* **Aim**: Exclude the pictures and reproduce the remaining data exactly as written.

__________________________________________________

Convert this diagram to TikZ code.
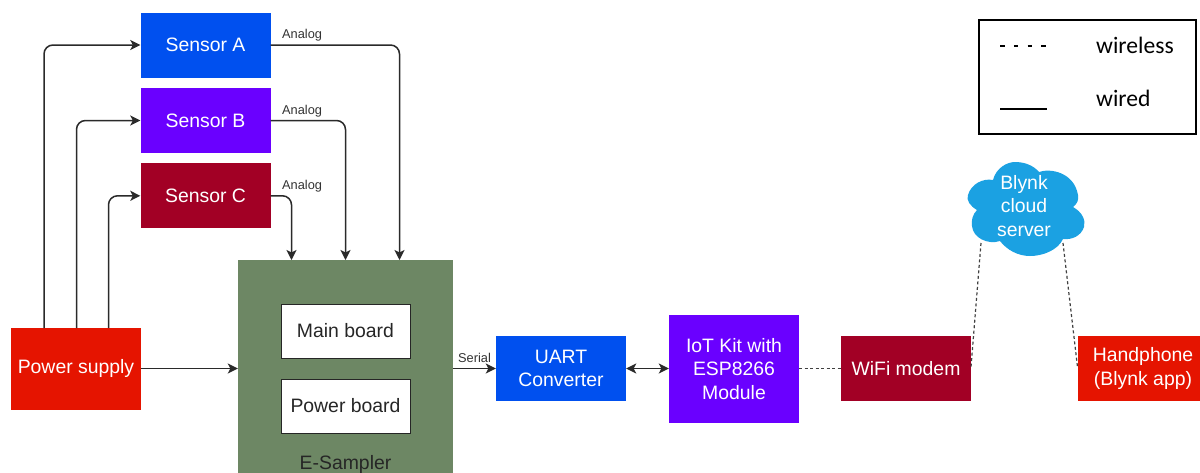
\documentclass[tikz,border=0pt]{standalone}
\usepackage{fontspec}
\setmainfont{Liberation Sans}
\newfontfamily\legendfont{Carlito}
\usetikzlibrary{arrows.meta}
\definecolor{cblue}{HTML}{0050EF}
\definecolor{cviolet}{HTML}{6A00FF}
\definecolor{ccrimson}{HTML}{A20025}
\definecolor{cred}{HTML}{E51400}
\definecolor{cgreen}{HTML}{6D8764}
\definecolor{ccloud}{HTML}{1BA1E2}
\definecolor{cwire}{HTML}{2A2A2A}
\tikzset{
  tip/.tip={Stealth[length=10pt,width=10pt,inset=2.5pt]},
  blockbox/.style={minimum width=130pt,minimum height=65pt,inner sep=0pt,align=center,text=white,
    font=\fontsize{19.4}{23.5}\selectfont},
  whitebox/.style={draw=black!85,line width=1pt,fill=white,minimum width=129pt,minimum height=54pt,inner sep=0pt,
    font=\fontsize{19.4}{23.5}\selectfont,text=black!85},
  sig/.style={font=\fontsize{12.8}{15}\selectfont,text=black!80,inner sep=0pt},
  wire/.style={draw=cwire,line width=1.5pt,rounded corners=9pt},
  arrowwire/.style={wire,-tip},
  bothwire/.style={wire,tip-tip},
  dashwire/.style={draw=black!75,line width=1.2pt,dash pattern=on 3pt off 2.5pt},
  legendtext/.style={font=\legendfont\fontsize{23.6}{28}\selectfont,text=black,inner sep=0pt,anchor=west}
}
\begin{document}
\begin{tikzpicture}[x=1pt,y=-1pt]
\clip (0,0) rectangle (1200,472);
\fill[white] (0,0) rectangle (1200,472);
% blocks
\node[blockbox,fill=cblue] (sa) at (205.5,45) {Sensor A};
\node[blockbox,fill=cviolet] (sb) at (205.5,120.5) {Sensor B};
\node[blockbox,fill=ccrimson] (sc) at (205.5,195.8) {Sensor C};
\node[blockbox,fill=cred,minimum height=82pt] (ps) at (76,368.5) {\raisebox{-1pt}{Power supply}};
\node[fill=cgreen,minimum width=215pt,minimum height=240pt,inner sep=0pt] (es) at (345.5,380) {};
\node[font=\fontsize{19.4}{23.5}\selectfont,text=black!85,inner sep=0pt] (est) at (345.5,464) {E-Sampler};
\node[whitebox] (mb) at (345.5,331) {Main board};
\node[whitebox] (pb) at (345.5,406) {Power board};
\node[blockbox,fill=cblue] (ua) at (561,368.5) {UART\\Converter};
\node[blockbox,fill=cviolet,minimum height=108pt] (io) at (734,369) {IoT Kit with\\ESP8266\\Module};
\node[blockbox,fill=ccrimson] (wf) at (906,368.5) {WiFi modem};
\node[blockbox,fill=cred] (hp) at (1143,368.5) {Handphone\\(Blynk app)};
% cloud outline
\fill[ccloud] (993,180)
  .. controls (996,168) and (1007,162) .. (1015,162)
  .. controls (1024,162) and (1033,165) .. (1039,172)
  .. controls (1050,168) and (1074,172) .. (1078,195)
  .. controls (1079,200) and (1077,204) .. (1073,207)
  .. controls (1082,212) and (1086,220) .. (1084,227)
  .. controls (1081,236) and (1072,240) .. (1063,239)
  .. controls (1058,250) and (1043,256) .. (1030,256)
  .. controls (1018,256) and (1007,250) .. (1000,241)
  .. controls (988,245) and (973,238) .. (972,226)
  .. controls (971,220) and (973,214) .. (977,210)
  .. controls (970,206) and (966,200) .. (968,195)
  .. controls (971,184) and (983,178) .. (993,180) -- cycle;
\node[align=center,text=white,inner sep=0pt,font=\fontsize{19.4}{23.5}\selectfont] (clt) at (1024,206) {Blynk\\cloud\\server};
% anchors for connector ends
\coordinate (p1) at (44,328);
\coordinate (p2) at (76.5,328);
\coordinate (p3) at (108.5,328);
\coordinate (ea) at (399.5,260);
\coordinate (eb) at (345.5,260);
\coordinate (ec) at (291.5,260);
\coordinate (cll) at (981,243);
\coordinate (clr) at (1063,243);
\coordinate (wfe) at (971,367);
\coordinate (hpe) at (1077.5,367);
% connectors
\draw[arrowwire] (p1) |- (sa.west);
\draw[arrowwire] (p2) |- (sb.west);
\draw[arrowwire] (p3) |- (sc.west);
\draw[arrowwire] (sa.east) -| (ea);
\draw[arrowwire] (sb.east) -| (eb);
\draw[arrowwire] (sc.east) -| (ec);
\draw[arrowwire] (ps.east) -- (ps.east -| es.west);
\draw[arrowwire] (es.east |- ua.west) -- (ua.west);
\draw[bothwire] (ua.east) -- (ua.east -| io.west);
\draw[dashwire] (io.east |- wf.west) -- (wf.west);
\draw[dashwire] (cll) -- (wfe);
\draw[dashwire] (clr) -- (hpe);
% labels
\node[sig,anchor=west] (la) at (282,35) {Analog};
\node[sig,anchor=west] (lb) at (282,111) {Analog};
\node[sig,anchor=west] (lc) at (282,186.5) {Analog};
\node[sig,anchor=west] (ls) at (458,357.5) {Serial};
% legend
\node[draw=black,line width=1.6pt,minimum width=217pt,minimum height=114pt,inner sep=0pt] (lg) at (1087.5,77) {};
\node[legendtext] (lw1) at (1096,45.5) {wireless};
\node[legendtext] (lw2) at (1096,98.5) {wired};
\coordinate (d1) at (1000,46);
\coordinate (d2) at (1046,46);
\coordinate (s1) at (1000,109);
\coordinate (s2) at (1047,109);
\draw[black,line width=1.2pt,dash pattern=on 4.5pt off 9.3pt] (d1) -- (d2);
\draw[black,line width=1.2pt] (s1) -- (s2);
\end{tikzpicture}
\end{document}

__________________________________________________

* **The result**:
Convert this diagram to TikZ code.
\documentclass[tikz,border=0pt]{standalone}
\usepackage{fontspec}
\setmainfont{Liberation Sans}
\newfontfamily\legendfont{Carlito}
\usetikzlibrary{arrows.meta}
\definecolor{cblue}{HTML}{0050EF}
\definecolor{cviolet}{HTML}{6A00FF}
\definecolor{ccrimson}{HTML}{A20025}
\definecolor{cred}{HTML}{E51400}
\definecolor{cgreen}{HTML}{6D8764}
\definecolor{ccloud}{HTML}{1BA1E2}
\definecolor{cwire}{HTML}{2A2A2A}
\tikzset{
  tip/.tip={Stealth[length=10pt,width=10pt,inset=2.5pt]},
  blockbox/.style={minimum width=130pt,minimum height=65pt,inner sep=0pt,align=center,text=white,
    font=\fontsize{19.4}{23.5}\selectfont},
  whitebox/.style={draw=black!85,line width=1pt,fill=white,minimum width=129pt,minimum height=54pt,inner sep=0pt,
    font=\fontsize{19.4}{23.5}\selectfont,text=black!85},
  sig/.style={font=\fontsize{12.8}{15}\selectfont,text=black!80,inner sep=0pt},
  wire/.style={draw=cwire,line width=1.5pt,rounded corners=9pt},
  arrowwire/.style={wire,-tip},
  bothwire/.style={wire,tip-tip},
  dashwire/.style={draw=black!75,line width=1.2pt,dash pattern=on 3pt off 2.5pt},
  legendtext/.style={font=\legendfont\fontsize{23.6}{28}\selectfont,text=black,inner sep=0pt,anchor=west}
}
\begin{document}
\begin{tikzpicture}[x=1pt,y=-1pt]
\clip (0,0) rectangle (1200,472);
\fill[white] (0,0) rectangle (1200,472);
% blocks
\node[blockbox,fill=cblue] (sa) at (205.5,45) {Sensor A};
\node[blockbox,fill=cviolet] (sb) at (205.5,120.5) {Sensor B};
\node[blockbox,fill=ccrimson] (sc) at (205.5,195.8) {Sensor C};
\node[blockbox,fill=cred,minimum height=82pt] (ps) at (76,368.5) {\raisebox{-1pt}{Power supply}};
\node[fill=cgreen,minimum width=215pt,minimum height=240pt,inner sep=0pt] (es) at (345.5,380) {};
\node[font=\fontsize{19.4}{23.5}\selectfont,text=black!85,inner sep=0pt] (est) at (345.5,464) {E-Sampler};
\node[whitebox] (mb) at (345.5,331) {Main board};
\node[whitebox] (pb) at (345.5,406) {Power board};
\node[blockbox,fill=cblue] (ua) at (561,368.5) {UART\\Converter};
\node[blockbox,fill=cviolet,minimum height=108pt] (io) at (734,369) {IoT Kit with\\ESP8266\\Module};
\node[blockbox,fill=ccrimson] (wf) at (906,368.5) {WiFi modem};
\node[blockbox,fill=cred] (hp) at (1143,368.5) {Handphone\\(Blynk app)};
% cloud outline
\fill[ccloud] (993,180)
  .. controls (996,168) and (1007,162) .. (1015,162)
  .. controls (1024,162) and (1033,165) .. (1039,172)
  .. controls (1050,168) and (1074,172) .. (1078,195)
  .. controls (1079,200) and (1077,204) .. (1073,207)
  .. controls (1082,212) and (1086,220) .. (1084,227)
  .. controls (1081,236) and (1072,240) .. (1063,239)
  .. controls (1058,250) and (1043,256) .. (1030,256)
  .. controls (1018,256) and (1007,250) .. (1000,241)
  .. controls (988,245) and (973,238) .. (972,226)
  .. controls (971,220) and (973,214) .. (977,210)
  .. controls (970,206) and (966,200) .. (968,195)
  .. controls (971,184) and (983,178) .. (993,180) -- cycle;
\node[align=center,text=white,inner sep=0pt,font=\fontsize{19.4}{23.5}\selectfont] (clt) at (1024,206) {Blynk\\cloud\\server};
% anchors for connector ends
\coordinate (p1) at (44,328);
\coordinate (p2) at (76.5,328);
\coordinate (p3) at (108.5,328);
\coordinate (ea) at (399.5,260);
\coordinate (eb) at (345.5,260);
\coordinate (ec) at (291.5,260);
\coordinate (cll) at (981,243);
\coordinate (clr) at (1063,243);
\coordinate (wfe) at (971,367);
\coordinate (hpe) at (1077.5,367);
% connectors
\draw[arrowwire] (p1) |- (sa.west);
\draw[arrowwire] (p2) |- (sb.west);
\draw[arrowwire] (p3) |- (sc.west);
\draw[arrowwire] (sa.east) -| (ea);
\draw[arrowwire] (sb.east) -| (eb);
\draw[arrowwire] (sc.east) -| (ec);
\draw[arrowwire] (ps.east) -- (ps.east -| es.west);
\draw[arrowwire] (es.east |- ua.west) -- (ua.west);
\draw[bothwire] (ua.east) -- (ua.east -| io.west);
\draw[dashwire] (io.east |- wf.west) -- (wf.west);
\draw[dashwire] (cll) -- (wfe);
\draw[dashwire] (clr) -- (hpe);
% labels
\node[sig,anchor=west] (la) at (282,35) {Analog};
\node[sig,anchor=west] (lb) at (282,111) {Analog};
\node[sig,anchor=west] (lc) at (282,186.5) {Analog};
\node[sig,anchor=west] (ls) at (458,357.5) {Serial};
% legend
\node[draw=black,line width=1.6pt,minimum width=217pt,minimum height=114pt,inner sep=0pt] (lg) at (1087.5,77) {};
\node[legendtext] (lw1) at (1096,45.5) {wireless};
\node[legendtext] (lw2) at (1096,98.5) {wired};
\coordinate (d1) at (1000,46);
\coordinate (d2) at (1046,46);
\coordinate (s1) at (1000,109);
\coordinate (s2) at (1047,109);
\draw[black,line width=1.2pt,dash pattern=on 4.5pt off 9.3pt] (d1) -- (d2);
\draw[black,line width=1.2pt] (s1) -- (s2);
\end{tikzpicture}
\end{document}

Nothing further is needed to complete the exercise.